The prayers of the world might be focused on Haiti, but Jewish tradition says God was paying special attention yesterday to a little rowhouse synagogue on South Fourth Street.

"May all your prayers be answered," Torah scribe Menachem Youlus said each time he extended his ink-stained hand to the men and women departing the open Torah scroll at Congregation Shivtei Yeshuron Ezras Israel.

More than 50 had come to ritually ink in a letter of the restored scroll, but few seemed prepared for the emotion of the moment. "I still have tears in my eyes," said Howard Sorkin, 64. "This is something I will never forget."

Two years ago, the city had condemned crumbling Shivtei Yeshuron - the last of the hundreds of Orthodox neighborhood shuls that once dotted South Philadelphia - for demolition.

Yesterday, however, members and friends of the little synagogue, with its flaking, stamped-tin walls and ceiling, were celebrating its new future by inking the final letters of their restored, 97-year-old Torah.

While inking ceremonies are a tradition when a synagogue gets a new scroll, the honor of lettering in the last words typically goes to the rabbi or congregation president.

But like most of the immigrant rowhouse synagogues of a century ago, Shivtei Yeshuron, founded in 1876, does not have its own rabbi. And so it allowed any adult Jew who came through the doors yesterday to step up to the bimah, or Torah platform, and take up Youlus' quill pen.

"First you have to wash your hands," synagogue president Rich Sisman explained as people arrived, pointing them to a sink and instructing them in the short hand-washing prayer.

Sisman helped raise the funds to rebuild a crumbling outbuilding at the back of the synagogue that spared it from condemnation.
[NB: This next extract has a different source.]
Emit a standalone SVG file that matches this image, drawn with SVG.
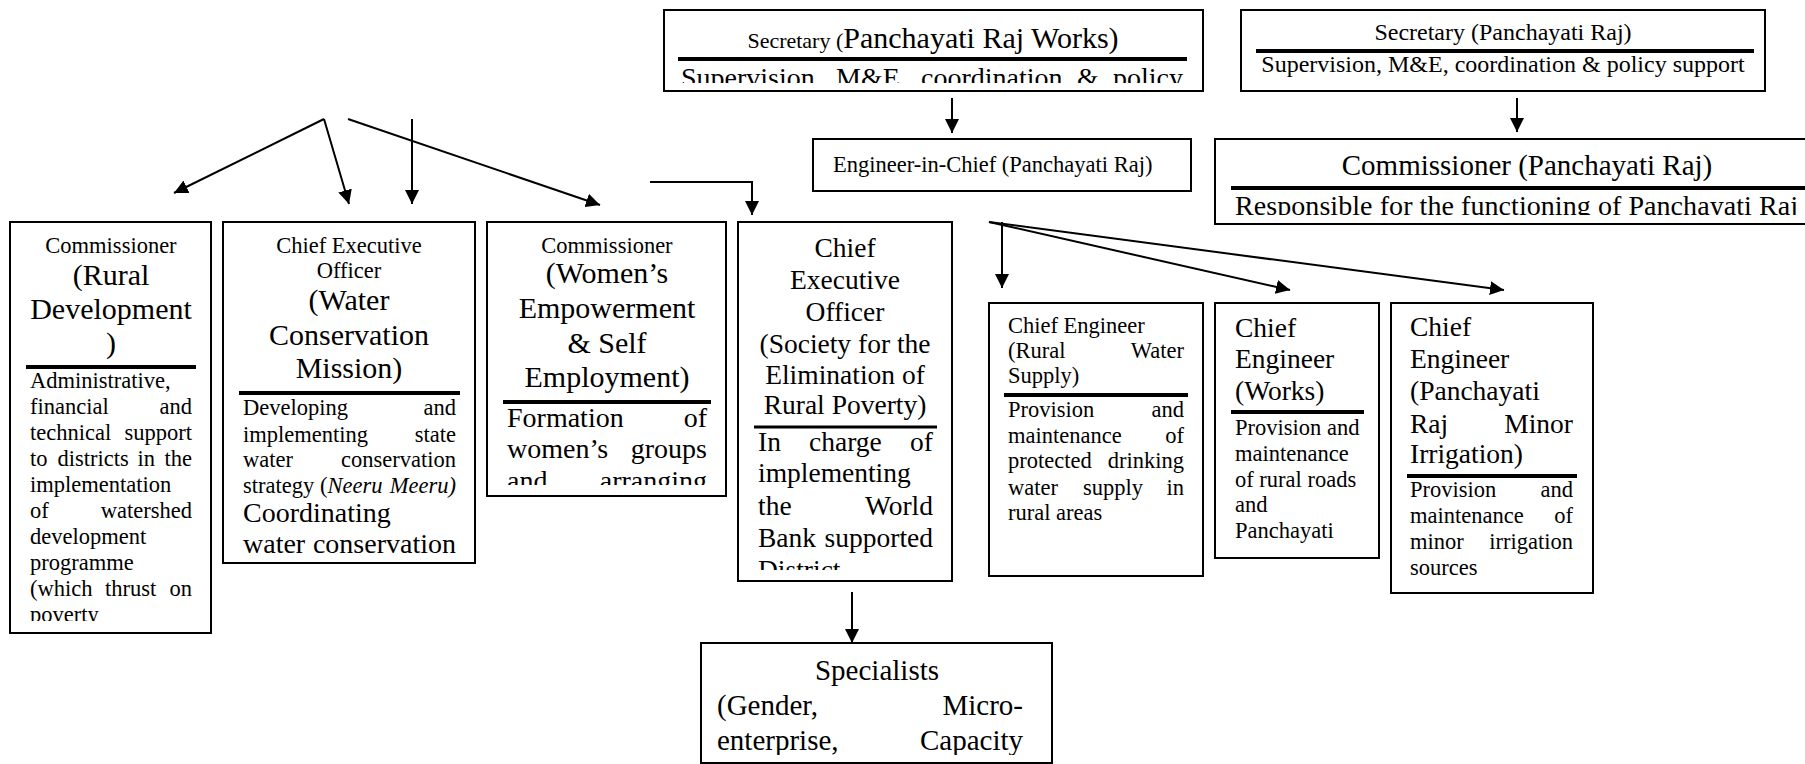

Most of its members are not Orthodox, said Sisman, a fiber-optics designer. But the congregation keeps it so to honor all the Orthodox shuls, now vanished, that were once the heart of the city's immigrant Jewish life.

In groups of four they stepped up to the elevated bimah at the center of the sanctuary.

Youlus, a Torah scribe, or sofer, from Wheaton, Md., invited them to simultaneously clutch the quill: a short feather whose central shaft was sharpened to a point.

"You're all scribes now," he told them, only half in jest, and then instructed them in the solemnity of the moment that awaited.

"By writing just one letter in this Torah, it becomes yours."

But this was no ordinary mitzvah, or good deed, Youlus continued.

"This is the highest form of charity. When you fill in your letter you will have God's undivided attention.

"Even with all the six and a half billion people in the world, God will be listening at that moment only to your prayers. And so you can change the world.

"You can ask God for peace in the Middle East," he said. "You can ask for an end to world hunger. And if there is someone you know who is deceased, you can ask God to move that person's soul closer to him."

"This is your one opportunity to change things," Youlus said, grinning broadly. "You get to play God. And there's nothing wrong with playing God."

He then invited each person to come forward and state his or her first name in Hebrew, hold the quill with him, and say: "I'm doing this for the good deed of lettering the Torah" or, in Hebrew, leshem mitzvat ketevat sefer Torah.

Crouching over the open scroll, Youlus guided the person's hand to a Hebrew letter of the Torah that he had outlined during the restoration but had not fully inked.

As the person held the back of the quill, Youlus, holding the front, would then ink in the letter. After both stood upright he would extend his hand. "May all your prayers be answered."

The youngest "scribe" of the day was Alex Berger of Northeast Philadelphia, 22. The oldest, lifelong South Philadelphia resident Sam Blyweiss, was 93.

"Oh, my God," said Herb Chilnik, 73, as he stepped up the bimah around 2 p.m. "I was bar mitzvahed here - what? Sixty years ago. And it still looks the same. I can feel my father here," he said, pointing to a pew in the front. "That's where he always sat."

After each inking of a letter with Youlus' help, a member of the congregation recorded in a notebook the precise chapter, verse, line, and letter - an aleph, or lamed, or shin, or resh - that each person filled in.

One of the many women who lettered the Torah also said she felt overwhelmed by the occasion.

"Just being allowed, as a woman, to do something like this was an honor, a thrill," said a woman who gave her name only as Phyllis.

After identifying the exact letter - a tau - she had inked, she pulled open an English translation of her Torah portion and studied it closely.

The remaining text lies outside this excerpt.